Taurus Sells Boston Burbs Office Building for $51M

A joint venture partnership is the new owner of One Newton Place, a four-story, 172,813-square-foot Class A property in Newton, Mass.

One Newton Place

One Newton Place

For a price tag of $50.7 million, a joint venture of Saracen Properties, of metro Boston, and New York–based CRE fintech company Cadre has acquired One Newton Place, a four-story, 172,813-square-foot Class A office building in Newton, Mass. The seller was international CRE private equity company Taurus Investment Holdings LLC.

Taurus had purchased the property, at 275 Washington St., in mid-2013 for $34 million, after which it repositioned the ground-floor retail and office space. That effort included renovations to the entrance, lobby and atrium and conversion of part of a retail space into office space.

Completed in 1985, the property is currently subject to a $36.5 million loan held by Eastern Bank, according to information provided to Commercial Property Executive by Yardi Matrix.

The building is 93 percent leased, predominantly to Adobe Systems Inc., Clearview Health Partners and financial services firm Sapers & Wallack.

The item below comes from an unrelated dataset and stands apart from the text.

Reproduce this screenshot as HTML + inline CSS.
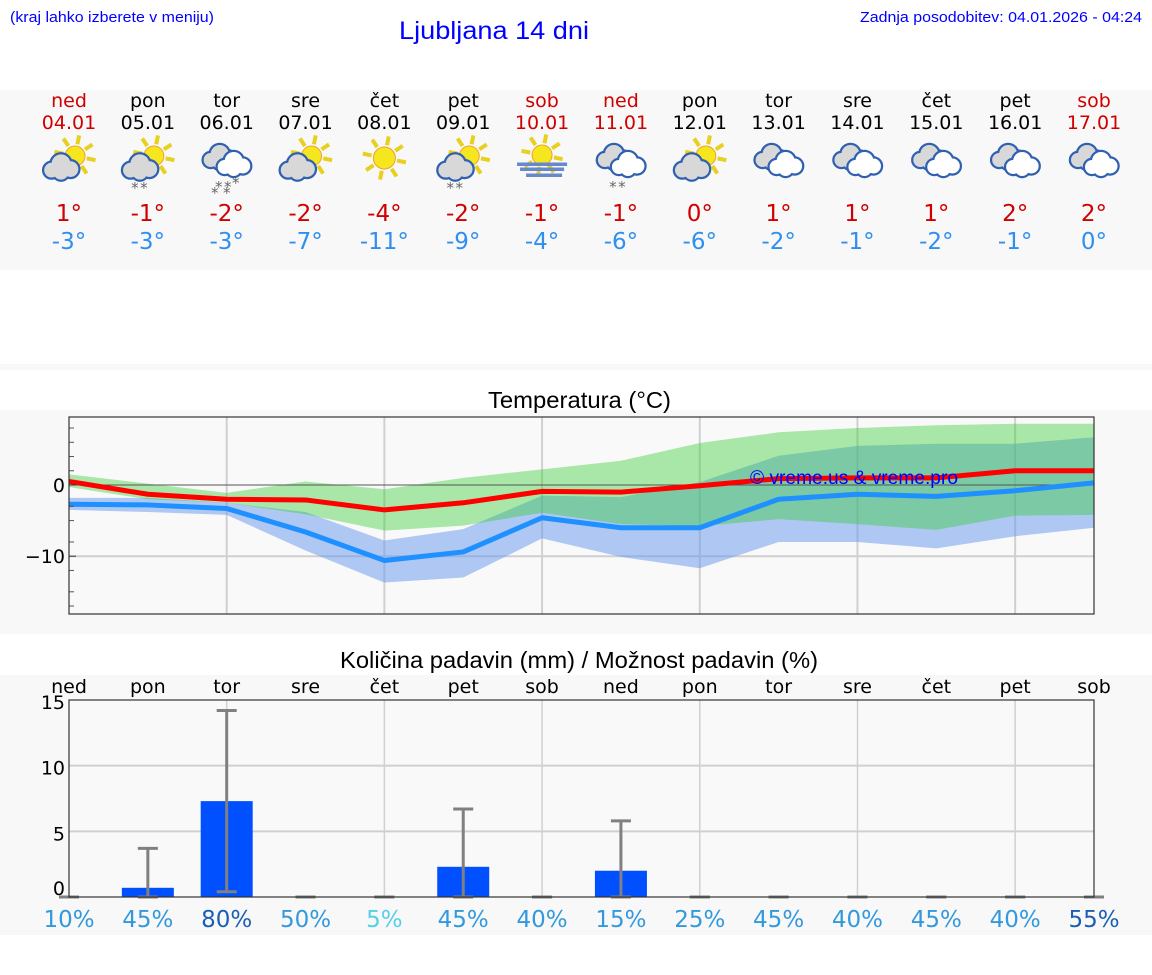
<!DOCTYPE html>
<html><head><meta charset="utf-8">
<style>
html,body{margin:0;padding:0;background:#fff;width:1152px;height:975px;overflow:hidden}
svg{display:block}
text{font-family:"DejaVu Sans","Liberation Sans",sans-serif}
.ar{font-family:"Liberation Sans",sans-serif}
</style></head>
<body>
<svg id="root" width="1152" height="975" viewBox="0 0 1152 975" xmlns="http://www.w3.org/2000/svg">
  <rect x="0" y="90" width="1152" height="180" fill="#f8f8f8"/>
  <rect x="0" y="364" width="1152" height="6" fill="#f8f8f8"/>
  <rect x="0" y="410" width="1152" height="224" fill="#f8f8f8"/>
  <rect x="0" y="675" width="1152" height="260" fill="#f8f8f8"/>
  <text class="ar" x="10" y="22" font-size="15" fill="#0000ff" textLength="204" lengthAdjust="spacingAndGlyphs">(kraj lahko izberete v meniju)</text>
  <text class="ar" x="399" y="39" font-size="25" fill="#0000ff" textLength="190" lengthAdjust="spacingAndGlyphs">Ljubljana 14 dni</text>
  <text class="ar" x="860" y="22" font-size="15" fill="#0000ff" textLength="282" lengthAdjust="spacingAndGlyphs">Zadnja posodobitev: 04.01.2026 - 04:24</text>
  <g id="days"></g>
  <text class="ar" x="488" y="408" font-size="23" fill="#000" textLength="183" lengthAdjust="spacingAndGlyphs">Temperatura (°C)</text>
  <g id="temp"></g>
  <text class="ar" x="340" y="668" font-size="23" fill="#000" textLength="478" lengthAdjust="spacingAndGlyphs">Količina padavin (mm) / Možnost padavin (%)</text>
  <g id="prec"></g>
</svg>
<script>
const dayNames=["ned","pon","tor","sre","čet","pet","sob","ned","pon","tor","sre","čet","pet","sob"];
const dates=["04.01","05.01","06.01","07.01","08.01","09.01","10.01","11.01","12.01","13.01","14.01","15.01","16.01","17.01"];
const iconTypes=["pc","pcs","cs","pc","sun","pcs","fog","cs","pc","cl","cl","cl","cl","cl"];
const dayMax=[1,-1,-2,-2,-4,-2,-1,-1,0,1,1,1,2,2];
const dayMin=[-3,-3,-3,-7,-11,-9,-4,-6,-6,-2,-1,-2,-1,0];
const tMax=[0.5,-1.3,-2,-2.1,-3.5,-2.5,-0.9,-1,-0.1,0.9,1,1,2,2];
const tMin=[-2.7,-2.8,-3.3,-6.6,-10.6,-9.4,-4.6,-6,-6,-2,-1.3,-1.6,-0.8,0.3];
const maxHi=[1.5,0.2,-1.1,0.5,-0.6,1,2.2,3.4,5.9,7.4,8,8.4,8.6,8.6];
const maxLo=[-0.3,-2,-2.5,-4.1,-6.4,-5.7,-3.9,-5.5,-5.8,-4.8,-5.5,-6.3,-4.3,-4.2];
const minHi=[-1.8,-1.8,-2.5,-3.8,-7.8,-6.2,-1.5,-1.7,0.4,4.1,5.5,5.8,5.8,6.7];
const minLo=[-3.5,-3.8,-4.2,-9.2,-13.7,-13,-7.5,-10.1,-11.7,-8,-8,-8.9,-7.2,-6];
const tTicks=[0,-10];
const precip=[0,0.7,7.3,0,0,2.3,0,2.0,0,0,0,0,0,0];
const errHi=[0,3.7,14.2,0,0,6.7,0,5.8,0,0,0,0,0,0];
const errLo=[0,0,0.4,0,0,0,0,0,0,0,0,0,0,0];
const probs=[10,45,80,50,5,45,40,15,25,45,40,45,40,55];
const pTicks=[15,10,5,0];

const NS="http://www.w3.org/2000/svg";
function mk(tag,attrs,parent,txt){const e=document.createElementNS(NS,tag);for(const k in attrs)e.setAttribute(k,attrs[k]);if(txt!==undefined)e.textContent=txt;parent.appendChild(e);return e;}
const X0=69,X1=1094;
const xd=i=>X0+i*(X1-X0)/13;
const redDay=i=>(i===0||i===6||i===7||i===13);

const days=document.getElementById('days');
function sun(g,cx,cy,r){
  for(let k=0;k<8;k++){const a=k*Math.PI/4+0.2;
    mk('line',{x1:cx+Math.cos(a)*(r+2),y1:cy+Math.sin(a)*(r+2),x2:cx+Math.cos(a)*(r+11),y2:cy+Math.sin(a)*(r+11),stroke:'#e8d020','stroke-width':4},g);}
  mk('circle',{cx:cx,cy:cy,r:r,fill:'#f5e61e',stroke:'#f0a030','stroke-width':1},g);
}
function cloud(g,cx,cy,s,fill){
  const c=[[-9,3,7],[0,-3,9],[9,2,7.5],[0,5,7]];
  c.forEach(p=>mk('circle',{cx:cx+p[0]*s,cy:cy+p[1]*s,r:p[2]*s,fill:'#3060b0',stroke:'#3060b0','stroke-width':4.5},g));
  c.forEach(p=>mk('circle',{cx:cx+p[0]*s,cy:cy+p[1]*s,r:p[2]*s,fill:fill},g));
}
function snow(g,pts){pts.forEach(p=>mk('text',{x:p[0],y:p[1],'font-size':15,fill:'#666','text-anchor':'middle'},g,'*'));}
for(let i=0;i<14;i++){
  const cx=xd(i);
  const col=mk('g',{},days);
  
  
  const c=redDay(i)?'#d00000':'#000';
  mk('text',{x:cx,y:107,'font-size':19,'text-anchor':'middle',fill:c},col,dayNames[i]);
  mk('text',{x:cx,y:129,'font-size':19,'text-anchor':'middle',fill:c},col,dates[i]);
  const ic=mk('g',{},col);
  
  
  const t=iconTypes[i];
  if(t==='pc'||t==='pcs'){sun(ic,cx+6,156,10);cloud(ic,cx-8,167,1.05,'#d8d8d8');if(t==='pcs')snow(ic,[[cx-13,193],[cx-4,193]]);}
  else if(t==='sun'){sun(ic,cx,158,11);}
  else if(t==='fog'){sun(ic,cx,155,10);[[164,50,0],[169,44,0],[175,36,2]].forEach(f=>mk('rect',{x:cx-f[1]/2+f[2],y:f[0]-1.5,width:f[1],height:3.5,fill:'#6688cc'},ic));}
  else {cloud(ic,cx-7,157,1.0,'#d8d8d8');cloud(ic,cx+7,164,1.0,'#fff');if(t==='cs')snow(ic,[[cx-8,192],[cx+1,192]].concat(i===2?[[cx-12,198],[cx,198],[cx+9,188]]:[]));}
  const a=mk('text',{x:cx,y:221,'font-size':23,'text-anchor':'middle',fill:'#d00000'},col,dayMax[i]+'°');
  
  
  const b=mk('text',{x:cx,y:249,'font-size':23,'text-anchor':'middle',fill:'#2f8ff0'},col,dayMin[i]+'°');
  
  
}

const tg=document.getElementById('temp');
const TY0=417,TY1=614;
const yt=v=>485-v*7.12;
mk('rect',{x:X0,y:TY0,width:X1-X0,height:TY1-TY0,fill:'#f9f9f9'},tg);
for(let k=2;k<13;k+=2)mk('line',{x1:xd(k),x2:xd(k),y1:TY0,y2:TY1,stroke:'#d0d0d0','stroke-width':2},tg);
mk('line',{x1:X0,x2:X1,y1:yt(-10),y2:yt(-10),stroke:'#d0d0d0','stroke-width':2},tg);
function band(hi,lo,fill,op,name){
  let d='M'+hi.map((v,i)=>xd(i)+','+yt(v)).join('L')+'L'+lo.map((v,i)=>xd(i)+','+yt(v)).reverse().join('L')+'Z';
  const p=mk('path',{d:d,fill:fill,'fill-opacity':op},tg);
  
  
}
band(minHi,minLo,'#6495ed',0.5,'min-temp-range');
band(maxHi,maxLo,'#32cd32',0.4,'max-temp-range');
mk('line',{x1:X0,x2:X1,y1:yt(0),y2:yt(0),stroke:'#555','stroke-width':1},tg);
function line(arr,color,name){
  const p=mk('polyline',{points:arr.map((v,i)=>xd(i)+','+yt(v)).join(' '),fill:'none',stroke:color,'stroke-width':5,'stroke-linejoin':'round'},tg);
  
  
}
line(tMin,'#1e90ff','min-temp-line');
line(tMax,'#ff0000','max-temp-line');
const wm=mk('text',{x:750,y:484,'font-size':19,fill:'#0000ff',class:'ar',textLength:208,lengthAdjust:'spacingAndGlyphs'},tg,'© vreme.us & vreme.pro');


[-17,-15,-12,-8,-5,-3,2,4,6,8].forEach(v=>mk('line',{x1:X0,x2:X0+5,y1:yt(v),y2:yt(v),stroke:'#555','stroke-width':1},tg));
tTicks.forEach(v=>{
  mk('line',{x1:X0,x2:X0+7,y1:yt(v),y2:yt(v),stroke:'#333'},tg);
  const t=mk('text',{x:X0-4,y:yt(v)+7,'font-size':19,'text-anchor':'end',fill:'#000'},tg,v<0?'−'+(-v):String(v));
  
  
});
mk('rect',{x:X0,y:TY0,width:X1-X0,height:TY1-TY0,fill:'none',stroke:'#333','stroke-width':1.2},tg);

const pg=document.getElementById('prec');
const PY0=700,PY1=897;
const yp=v=>PY1-v*(PY1-PY0)/15;
mk('rect',{x:X0,y:PY0,width:X1-X0,height:PY1-PY0,fill:'#f9f9f9'},pg);
for(let k=2;k<13;k+=2)mk('line',{x1:xd(k),x2:xd(k),y1:PY0,y2:PY1,stroke:'#d0d0d0','stroke-width':1.5},pg);
[5,10].forEach(v=>mk('line',{x1:X0,x2:X1,y1:yp(v),y2:yp(v),stroke:'#d0d0d0','stroke-width':2},pg));
for(let i=0;i<14;i++){
  const d=mk('text',{x:xd(i),y:693,'font-size':19,'text-anchor':'middle',fill:'#000'},pg,dayNames[i]);
  
  
  if(precip[i]>0){
    const b=mk('rect',{x:xd(i)-26,y:yp(precip[i]),width:52,height:yp(0)-yp(precip[i]),fill:'#0050ff'},pg);
    
    
  }
  const eg=mk('g',{stroke:'#808080','stroke-width':3},pg);
  
  
  mk('line',{x1:xd(i),x2:xd(i),y1:yp(errHi[i]),y2:yp(errLo[i])},eg);
  mk('line',{x1:xd(i)-10,x2:xd(i)+10,y1:yp(errHi[i]),y2:yp(errHi[i])},eg);
  mk('line',{x1:xd(i)-10,x2:xd(i)+10,y1:yp(errLo[i]),y2:yp(errLo[i])},eg);
  const p=probs[i];
  const col=p>=55?'#1a5fb4':(p<=5?'#55d0ea':'#3399dd');
  const t=mk('text',{x:xd(i),y:927,'font-size':23,'text-anchor':'middle',fill:col},pg,p+'%');
  
  
}
pTicks.forEach(v=>{
  const y=v===0?yp(0)-9:yp(v)+2;
  const t=mk('text',{x:X0-4,y:y+7,'font-size':19,'text-anchor':'end',fill:'#000'},pg,String(v));
  
  
});
mk('rect',{x:X0,y:PY0,width:X1-X0,height:PY1-PY0,fill:'none',stroke:'#333','stroke-width':1.2},pg);
</script>
</body></html>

The investment was one that followed our standard business model of adding value into an already good building in a strong and improving location,” Taurus CEO & Co-Founder Peter Merrigan said in a prepared statement. “Taurus has had great success in Boston, and throughout the U.S., acquiring and repositioning high-quality assets in desirable urban infill locations.”

Managing Director Chris Phaneuf and Director Ben Sayles of the HFF Boston office marketed the property on behalf of Taurus and procured the buyer. 

“One Newton Place embodies the type of investment that today’s most active capital sources are pursuing,” HFF Senior Director Ben Sayles told Commercial Property Executive. “Investors are seeking urban, in-fill assets with modern tenant fit-outs and best-in-class common spaces. One Newton Place has a permanence to it, in terms of location, asset quality and tenant appeal.”

Yankee restraint

The metro Boston office market is perhaps best characterized as “restrained,” with development remaining moderate and landlords catering to tenants with building upgrades and amenities, according to a fourth-quarter 2018 report from Cushman & Wakefield.

In the suburbs, the dominant trends are life sciences space and new construction, the former notching up 1 million square feet in new leases for three straight years. And despite the prominence of a few outsized deals, like Amazon’s prelease of an entire 430,000-square-foot building in the Boston Seaport development, the tech sector in particular is generating ample demand for mid-sized leases.

The Route 128 Central submarket has a 15.7 percent availability on an inventory of 39.1 million square feet. Net absorption in 2018 totaled just over 1 million square feet, while 376,000 square feet was underway at year-end. The average asking rent was $34.35 per square foot, also per Cushman & Wakefield.